-- start of Supplied material --

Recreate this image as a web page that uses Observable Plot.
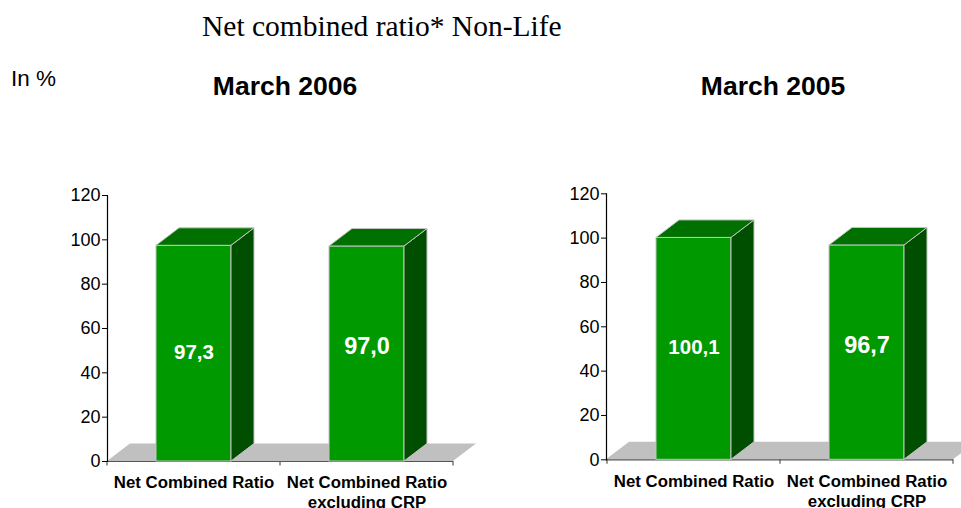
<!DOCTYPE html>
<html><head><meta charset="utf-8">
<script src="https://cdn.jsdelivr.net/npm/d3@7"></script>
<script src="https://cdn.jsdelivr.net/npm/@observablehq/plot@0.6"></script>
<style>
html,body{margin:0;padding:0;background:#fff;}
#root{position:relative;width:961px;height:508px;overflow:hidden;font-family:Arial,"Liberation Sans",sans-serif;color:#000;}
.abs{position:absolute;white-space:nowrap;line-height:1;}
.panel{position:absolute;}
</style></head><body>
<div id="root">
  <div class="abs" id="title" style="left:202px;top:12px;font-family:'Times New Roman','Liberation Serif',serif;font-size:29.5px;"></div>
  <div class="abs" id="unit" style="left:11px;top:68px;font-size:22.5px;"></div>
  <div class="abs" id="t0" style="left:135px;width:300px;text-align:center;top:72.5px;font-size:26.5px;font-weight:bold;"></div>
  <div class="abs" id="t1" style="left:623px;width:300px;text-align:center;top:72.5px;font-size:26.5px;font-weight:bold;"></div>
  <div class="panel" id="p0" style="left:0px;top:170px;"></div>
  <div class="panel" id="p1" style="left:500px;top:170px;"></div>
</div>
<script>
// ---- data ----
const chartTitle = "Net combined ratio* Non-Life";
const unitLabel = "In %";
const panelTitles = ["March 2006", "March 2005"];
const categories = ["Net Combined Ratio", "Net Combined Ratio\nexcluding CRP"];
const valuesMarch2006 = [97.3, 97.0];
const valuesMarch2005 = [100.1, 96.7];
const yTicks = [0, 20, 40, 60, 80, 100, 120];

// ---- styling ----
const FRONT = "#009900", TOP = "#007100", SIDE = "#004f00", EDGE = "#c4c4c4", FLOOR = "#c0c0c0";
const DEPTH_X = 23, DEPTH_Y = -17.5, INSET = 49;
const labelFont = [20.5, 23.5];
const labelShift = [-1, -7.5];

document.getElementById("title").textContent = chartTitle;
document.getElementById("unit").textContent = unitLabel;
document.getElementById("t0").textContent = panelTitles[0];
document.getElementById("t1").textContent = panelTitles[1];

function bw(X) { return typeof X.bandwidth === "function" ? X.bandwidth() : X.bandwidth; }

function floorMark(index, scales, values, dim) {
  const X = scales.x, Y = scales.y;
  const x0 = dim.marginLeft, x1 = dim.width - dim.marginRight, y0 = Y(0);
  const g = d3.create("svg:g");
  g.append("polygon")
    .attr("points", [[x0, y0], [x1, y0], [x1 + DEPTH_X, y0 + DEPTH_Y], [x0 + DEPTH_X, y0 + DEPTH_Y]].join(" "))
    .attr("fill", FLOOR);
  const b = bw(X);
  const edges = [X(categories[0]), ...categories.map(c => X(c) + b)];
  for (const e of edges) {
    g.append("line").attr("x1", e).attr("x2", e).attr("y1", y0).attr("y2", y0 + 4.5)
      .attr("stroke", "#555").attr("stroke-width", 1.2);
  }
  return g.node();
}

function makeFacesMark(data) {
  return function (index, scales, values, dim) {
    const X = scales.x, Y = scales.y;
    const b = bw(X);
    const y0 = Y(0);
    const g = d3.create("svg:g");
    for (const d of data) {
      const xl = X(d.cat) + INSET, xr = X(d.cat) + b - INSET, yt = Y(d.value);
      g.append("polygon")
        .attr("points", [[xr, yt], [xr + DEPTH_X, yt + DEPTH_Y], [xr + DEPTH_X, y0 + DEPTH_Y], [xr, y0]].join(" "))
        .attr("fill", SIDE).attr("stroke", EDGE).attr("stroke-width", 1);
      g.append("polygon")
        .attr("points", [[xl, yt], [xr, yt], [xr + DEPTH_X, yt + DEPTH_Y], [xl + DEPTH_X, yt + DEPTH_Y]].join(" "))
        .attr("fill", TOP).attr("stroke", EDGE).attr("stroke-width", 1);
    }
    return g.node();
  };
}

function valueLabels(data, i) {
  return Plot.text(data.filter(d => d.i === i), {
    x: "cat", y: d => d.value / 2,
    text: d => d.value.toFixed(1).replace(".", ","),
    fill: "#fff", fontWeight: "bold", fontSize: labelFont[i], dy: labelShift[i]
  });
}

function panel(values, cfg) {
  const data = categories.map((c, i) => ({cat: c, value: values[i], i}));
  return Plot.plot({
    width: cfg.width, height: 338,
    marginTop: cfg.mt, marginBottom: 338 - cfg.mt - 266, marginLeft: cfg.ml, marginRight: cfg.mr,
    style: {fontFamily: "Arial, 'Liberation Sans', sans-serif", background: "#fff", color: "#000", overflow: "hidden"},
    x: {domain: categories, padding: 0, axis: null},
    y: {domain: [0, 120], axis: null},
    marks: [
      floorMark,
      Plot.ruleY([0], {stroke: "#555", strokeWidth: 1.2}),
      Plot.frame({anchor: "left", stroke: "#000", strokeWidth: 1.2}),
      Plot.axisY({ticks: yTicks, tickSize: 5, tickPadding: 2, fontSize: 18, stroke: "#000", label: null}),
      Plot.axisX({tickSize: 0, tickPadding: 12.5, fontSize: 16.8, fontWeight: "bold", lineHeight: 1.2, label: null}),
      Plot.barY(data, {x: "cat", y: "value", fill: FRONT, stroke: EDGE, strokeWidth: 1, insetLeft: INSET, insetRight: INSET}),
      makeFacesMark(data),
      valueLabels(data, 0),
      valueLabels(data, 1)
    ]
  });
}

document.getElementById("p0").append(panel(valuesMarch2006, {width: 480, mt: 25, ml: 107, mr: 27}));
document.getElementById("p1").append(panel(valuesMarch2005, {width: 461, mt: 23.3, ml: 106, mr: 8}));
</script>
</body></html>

-- end of Supplied material --

» Exercise aim: Skip every picture and transcribe the data above exactly.

» Expected output:
Recreate this image as a web page that uses Observable Plot.
<!DOCTYPE html>
<html><head><meta charset="utf-8">
<script src="https://cdn.jsdelivr.net/npm/d3@7"></script>
<script src="https://cdn.jsdelivr.net/npm/@observablehq/plot@0.6"></script>
<style>
html,body{margin:0;padding:0;background:#fff;}
#root{position:relative;width:961px;height:508px;overflow:hidden;font-family:Arial,"Liberation Sans",sans-serif;color:#000;}
.abs{position:absolute;white-space:nowrap;line-height:1;}
.panel{position:absolute;}
</style></head><body>
<div id="root">
  <div class="abs" id="title" style="left:202px;top:12px;font-family:'Times New Roman','Liberation Serif',serif;font-size:29.5px;"></div>
  <div class="abs" id="unit" style="left:11px;top:68px;font-size:22.5px;"></div>
  <div class="abs" id="t0" style="left:135px;width:300px;text-align:center;top:72.5px;font-size:26.5px;font-weight:bold;"></div>
  <div class="abs" id="t1" style="left:623px;width:300px;text-align:center;top:72.5px;font-size:26.5px;font-weight:bold;"></div>
  <div class="panel" id="p0" style="left:0px;top:170px;"></div>
  <div class="panel" id="p1" style="left:500px;top:170px;"></div>
</div>
<script>
// ---- data ----
const chartTitle = "Net combined ratio* Non-Life";
const unitLabel = "In %";
const panelTitles = ["March 2006", "March 2005"];
const categories = ["Net Combined Ratio", "Net Combined Ratio\nexcluding CRP"];
const valuesMarch2006 = [97.3, 97.0];
const valuesMarch2005 = [100.1, 96.7];
const yTicks = [0, 20, 40, 60, 80, 100, 120];

// ---- styling ----
const FRONT = "#009900", TOP = "#007100", SIDE = "#004f00", EDGE = "#c4c4c4", FLOOR = "#c0c0c0";
const DEPTH_X = 23, DEPTH_Y = -17.5, INSET = 49;
const labelFont = [20.5, 23.5];
const labelShift = [-1, -7.5];

document.getElementById("title").textContent = chartTitle;
document.getElementById("unit").textContent = unitLabel;
document.getElementById("t0").textContent = panelTitles[0];
document.getElementById("t1").textContent = panelTitles[1];

function bw(X) { return typeof X.bandwidth === "function" ? X.bandwidth() : X.bandwidth; }

function floorMark(index, scales, values, dim) {
  const X = scales.x, Y = scales.y;
  const x0 = dim.marginLeft, x1 = dim.width - dim.marginRight, y0 = Y(0);
  const g = d3.create("svg:g");
  g.append("polygon")
    .attr("points", [[x0, y0], [x1, y0], [x1 + DEPTH_X, y0 + DEPTH_Y], [x0 + DEPTH_X, y0 + DEPTH_Y]].join(" "))
    .attr("fill", FLOOR);
  const b = bw(X);
  const edges = [X(categories[0]), ...categories.map(c => X(c) + b)];
  for (const e of edges) {
    g.append("line").attr("x1", e).attr("x2", e).attr("y1", y0).attr("y2", y0 + 4.5)
      .attr("stroke", "#555").attr("stroke-width", 1.2);
  }
  return g.node();
}

function makeFacesMark(data) {
  return function (index, scales, values, dim) {
    const X = scales.x, Y = scales.y;
    const b = bw(X);
    const y0 = Y(0);
    const g = d3.create("svg:g");
    for (const d of data) {
      const xl = X(d.cat) + INSET, xr = X(d.cat) + b - INSET, yt = Y(d.value);
      g.append("polygon")
        .attr("points", [[xr, yt], [xr + DEPTH_X, yt + DEPTH_Y], [xr + DEPTH_X, y0 + DEPTH_Y], [xr, y0]].join(" "))
        .attr("fill", SIDE).attr("stroke", EDGE).attr("stroke-width", 1);
      g.append("polygon")
        .attr("points", [[xl, yt], [xr, yt], [xr + DEPTH_X, yt + DEPTH_Y], [xl + DEPTH_X, yt + DEPTH_Y]].join(" "))
        .attr("fill", TOP).attr("stroke", EDGE).attr("stroke-width", 1);
    }
    return g.node();
  };
}

function valueLabels(data, i) {
  return Plot.text(data.filter(d => d.i === i), {
    x: "cat", y: d => d.value / 2,
    text: d => d.value.toFixed(1).replace(".", ","),
    fill: "#fff", fontWeight: "bold", fontSize: labelFont[i], dy: labelShift[i]
  });
}

function panel(values, cfg) {
  const data = categories.map((c, i) => ({cat: c, value: values[i], i}));
  return Plot.plot({
    width: cfg.width, height: 338,
    marginTop: cfg.mt, marginBottom: 338 - cfg.mt - 266, marginLeft: cfg.ml, marginRight: cfg.mr,
    style: {fontFamily: "Arial, 'Liberation Sans', sans-serif", background: "#fff", color: "#000", overflow: "hidden"},
    x: {domain: categories, padding: 0, axis: null},
    y: {domain: [0, 120], axis: null},
    marks: [
      floorMark,
      Plot.ruleY([0], {stroke: "#555", strokeWidth: 1.2}),
      Plot.frame({anchor: "left", stroke: "#000", strokeWidth: 1.2}),
      Plot.axisY({ticks: yTicks, tickSize: 5, tickPadding: 2, fontSize: 18, stroke: "#000", label: null}),
      Plot.axisX({tickSize: 0, tickPadding: 12.5, fontSize: 16.8, fontWeight: "bold", lineHeight: 1.2, label: null}),
      Plot.barY(data, {x: "cat", y: "value", fill: FRONT, stroke: EDGE, strokeWidth: 1, insetLeft: INSET, insetRight: INSET}),
      makeFacesMark(data),
      valueLabels(data, 0),
      valueLabels(data, 1)
    ]
  });
}

document.getElementById("p0").append(panel(valuesMarch2006, {width: 480, mt: 25, ml: 107, mr: 27}));
document.getElementById("p1").append(panel(valuesMarch2005, {width: 461, mt: 23.3, ml: 106, mr: 8}));
</script>
</body></html>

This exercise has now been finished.